Start of Dataset section
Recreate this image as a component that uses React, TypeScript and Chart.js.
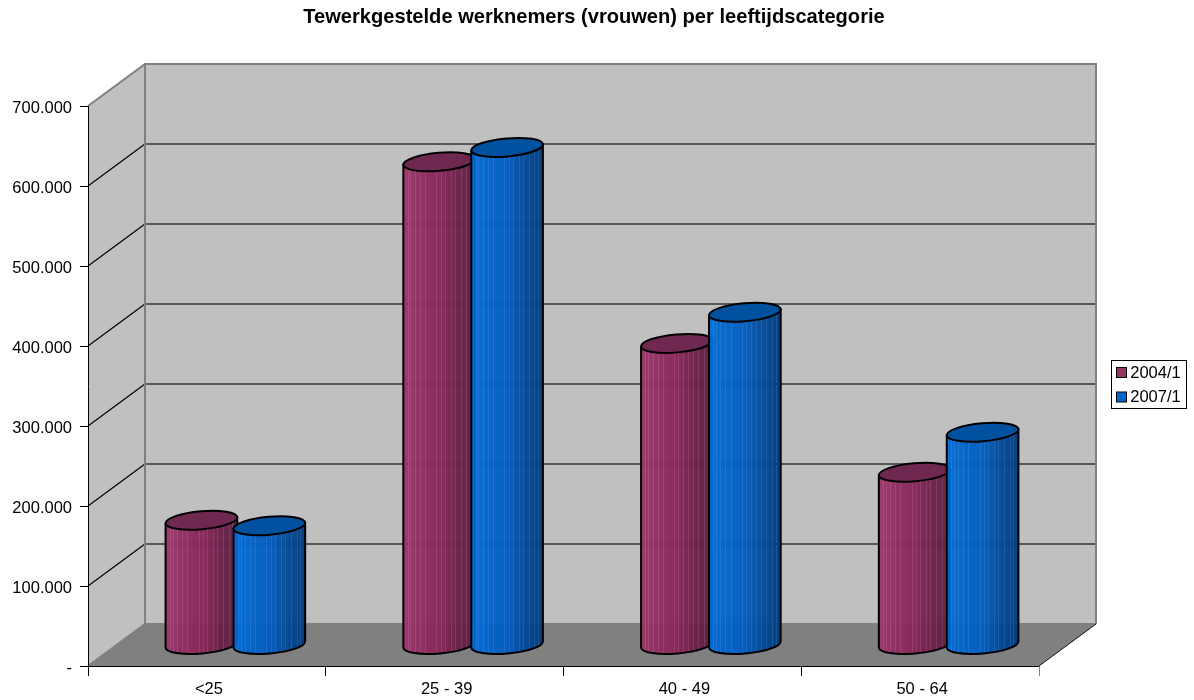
import React, { useEffect, useRef } from "react";
import { Chart, registerables } from "chart.js";

Chart.register(...registerables);

const categories = ["<25", "25 - 39", "40 - 49", "50 - 64"];
const series2004 = [156000, 604000, 377000, 216000];
const series2007 = [149000, 622000, 416000, 266000];
const seriesNames = ["2004/1", "2007/1"];
const seriesColors = ["#993366", "#0066cc"];
const titleText = "Tewerkgestelde werknemers (vrouwen) per leeftijdscategorie";
const FONT = "'Liberation Sans', Arial, sans-serif";

const DX = 57;
const DY = -42;
const WALL = "#c0c0c0";
const EDGE = "#808080";
const TILT = -5 * Math.PI / 180;
const stripes = [0.06, 0.1, 0.16, 0.23, 0.3, 0.46, 0.52, 0.58, 0.66, 0.72, 0.8, 0.88, 0.93];

const palettes = [
  { stops: ["#9e356c", "#8f2c60", "#872557", "#6c1f49", "#591d3f"], top: "#6f2850", stripe: "rgba(255,200,230,0.13)" },
  { stops: ["#006cd9", "#0062c8", "#005bc0", "#004896", "#00397d"], top: "#00519f", stripe: "rgba(170,215,255,0.13)" },
];

const scene = {
  id: "scene",
  beforeLayout(chart: any) {
    const l = chart.legend;
    if (!l.__wrapped) {
      const f = l.fit;
      l.fit = function () { f.call(this); this.width = 76; };
      l.__wrapped = true;
    }
  },
  afterLayout(chart: any) {
    const t = chart.titleBlock;
    t.left = 0; t.right = 1188; t.width = 1188;
    const l = chart.legend;
    l.left = 1111; l.top = 357; l.right = 1187; l.bottom = 417;
    l.width = 76; l.height = 60;
  },
  beforeDraw(chart: any) {
    const { ctx, chartArea: a } = chart;
    const y = chart.scales.y;
    ctx.save();
    ctx.fillStyle = WALL;
    ctx.fillRect(a.left + DX, a.top + DY, a.width, a.height);
    ctx.beginPath();
    ctx.moveTo(a.left, a.top); ctx.lineTo(a.left + DX, a.top + DY);
    ctx.lineTo(a.left + DX, a.bottom + DY); ctx.lineTo(a.left, a.bottom);
    ctx.closePath(); ctx.fill();
    ctx.fillStyle = EDGE;
    ctx.beginPath();
    ctx.moveTo(a.left, a.bottom); ctx.lineTo(a.left + DX, a.bottom + DY);
    ctx.lineTo(a.right + DX, a.bottom + DY); ctx.lineTo(a.right, a.bottom);
    ctx.closePath(); ctx.fill();

    y.ticks.forEach((tk: any) => {
      if (tk.value === 0 || tk.value === y.max) return;
      const py = y.getPixelForValue(tk.value);
      ctx.lineWidth = 1.2;
      ctx.strokeStyle = "#000";
      ctx.beginPath(); ctx.moveTo(a.left, py); ctx.lineTo(a.left + DX, py + DY); ctx.stroke();
      ctx.lineWidth = 1.5;
      ctx.strokeStyle = "#333333";
      ctx.beginPath(); ctx.moveTo(a.left + DX, py + DY); ctx.lineTo(a.right + DX, py + DY); ctx.stroke();
    });
    ctx.strokeStyle = EDGE;
    ctx.lineWidth = 2;
    ctx.beginPath();
    ctx.moveTo(a.left, a.top); ctx.lineTo(a.left + DX, a.top + DY);
    ctx.lineTo(a.right + DX, a.top + DY); ctx.lineTo(a.right + DX, a.bottom + DY);
    ctx.moveTo(a.left + DX, a.top + DY); ctx.lineTo(a.left + DX, a.bottom + DY);
    ctx.moveTo(a.left, a.bottom); ctx.lineTo(a.left + DX, a.bottom + DY);
    ctx.lineTo(a.right + DX, a.bottom + DY);
    ctx.stroke();
    ctx.strokeStyle = "#111";
    ctx.lineWidth = 1;
    ctx.beginPath();
    ctx.moveTo(a.right, a.bottom); ctx.lineTo(a.right + DX, a.bottom + DY);
    ctx.stroke();
    ctx.restore();
  },
  beforeDatasetsDraw(chart: any) {
    const { ctx } = chart;
    const count = chart.data.labels.length;
    for (let c = 0; c < count; c++) {
      chart.data.datasets.forEach((_: any, d: number) => {
        const el = chart.getDatasetMeta(d).data[c];
        drawCylinder(ctx, el.x + DX / 2, el.y + DY / 2, el.base + DY / 2, el.width / 2 + 2, palettes[d]);
      });
    }
    return false;
  },
  afterDraw(chart: any) {
    const { ctx, chartArea: a } = chart;
    ctx.save();
    ctx.strokeStyle = "#000";
    ctx.lineWidth = 1;
    ctx.strokeRect(1111.5, 360.5, 75, 48);
    chart.data.datasets.forEach((ds: any, i: number) => {
      ctx.fillStyle = ds.backgroundColor;
      ctx.fillRect(1116.5, 367.5 + i * 24.5, 10, 10);
      ctx.strokeRect(1116.5, 367.5 + i * 24.5, 10, 10);
    });
    ctx.strokeStyle = EDGE;
    ctx.beginPath();
    ctx.moveTo(a.right + 0.5, a.bottom); ctx.lineTo(a.right + 0.5, a.bottom + 10);
    ctx.stroke();
    ctx.restore();
  },
};

function drawCylinder(ctx: any, cx: number, topY: number, baseY: number, rx: number, p: any) {
  const ry = 9;
  const ex = rx * Math.cos(TILT);
  const ey = rx * Math.sin(TILT);
  const body = () => {
    ctx.beginPath();
    ctx.moveTo(cx - ex, topY - ey);
    ctx.lineTo(cx - ex, baseY - ey);
    ctx.ellipse(cx, baseY, rx, ry, TILT, Math.PI, 0, true);
    ctx.lineTo(cx + ex, topY + ey);
    ctx.closePath();
  };
  ctx.save();
  body();
  const g = ctx.createLinearGradient(cx - ex, 0, cx + ex, 0);
  p.stops.forEach((s: string, i: number) => g.addColorStop(i / (p.stops.length - 1), s));
  ctx.globalAlpha = 0.95;
  ctx.fillStyle = g;
  ctx.fill();
  ctx.globalAlpha = 1;
  ctx.clip();
  ctx.strokeStyle = p.stripe;
  ctx.lineWidth = 1;
  stripes.forEach((s) => {
    const x = Math.round(cx - ex + s * 2 * ex) + 0.5;
    ctx.beginPath(); ctx.moveTo(x, topY - 20); ctx.lineTo(x, baseY + 20); ctx.stroke();
  });
  ctx.restore();

  ctx.save();
  ctx.strokeStyle = "#000";
  ctx.lineWidth = 2;
  body();
  ctx.stroke();
  ctx.beginPath();
  ctx.ellipse(cx, topY, rx, ry, TILT, 0, Math.PI * 2);
  ctx.fillStyle = p.top;
  ctx.fill();
  ctx.stroke();
  ctx.restore();
}

export default function App() {
  const ref = useRef<HTMLCanvasElement>(null);
  useEffect(() => {
    document.body.style.margin = "0";
    const chart = new Chart(ref.current as any, {
      type: "bar",
      data: {
        labels: categories,
        datasets: [
          { label: seriesNames[0], data: series2004, backgroundColor: seriesColors[0], borderColor: "#000", borderWidth: 1, categoryPercentage: 136 / 238, barPercentage: 1 },
          { label: seriesNames[1], data: series2007, backgroundColor: seriesColors[1], borderColor: "#000", borderWidth: 1, categoryPercentage: 136 / 238, barPercentage: 1 },
        ],
      },
      options: {
        responsive: false,
        animation: false,
        layout: { padding: { left: 0, right: 79, top: 0, bottom: 0 } },
        plugins: {
          tooltip: { enabled: false },
          title: {
            display: true,
            text: titleText,
            color: "#000",
            font: { family: FONT, size: 20.1, weight: "bold" },
            padding: { top: 5, bottom: 76.9 },
          },
          legend: {
            position: "right",
            align: "start",
            labels: {
              color: "#000",
              font: { family: FONT, size: 16.5 },
              boxWidth: 3,
              boxHeight: 3,
              padding: 8,
            },
          },
        },
        scales: {
          x: {
            afterFit: (s: any) => { s.height = 34; },
            grid: { drawOnChartArea: false, color: "#000", tickLength: 10, tickColor: "#000" },
            border: { color: "#000", width: 1 },
            ticks: { color: "#000", font: { family: FONT, size: 16.5 }, padding: 4, labelOffset: 2, maxRotation: 0 },
          },
          y: {
            min: 0,
            max: 700000,
            afterFit: (s: any) => { s.width = 88; },
            grid: { drawOnChartArea: false, color: "#000", tickLength: 8, tickColor: "#000" },
            border: { color: "#000", width: 1 },
            ticks: {
              stepSize: 100000,
              color: "#000",
              font: { family: FONT, size: 16.5 },
              padding: 8,
              labelOffset: 2,
              callback: (v: any) => (v === 0 ? "-" : Number(v).toLocaleString("de-DE")),
            },
          },
        },
      },
      plugins: [scene],
    } as any);
    return () => chart.destroy();
  }, []);
  return <canvas ref={ref} width={1194} height={700} style={{ display: "block" }} />;
}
End of Dataset section
Stated task:
Transcribe the opening line of the listing above, please, and every line after it through the line with "Chart.register(...registerables);", word for word, without pictures.

Solution for this task:
Recreate this image as a component that uses React, TypeScript and Chart.js.
import React, { useEffect, useRef } from "react";
import { Chart, registerables } from "chart.js";

Chart.register(...registerables);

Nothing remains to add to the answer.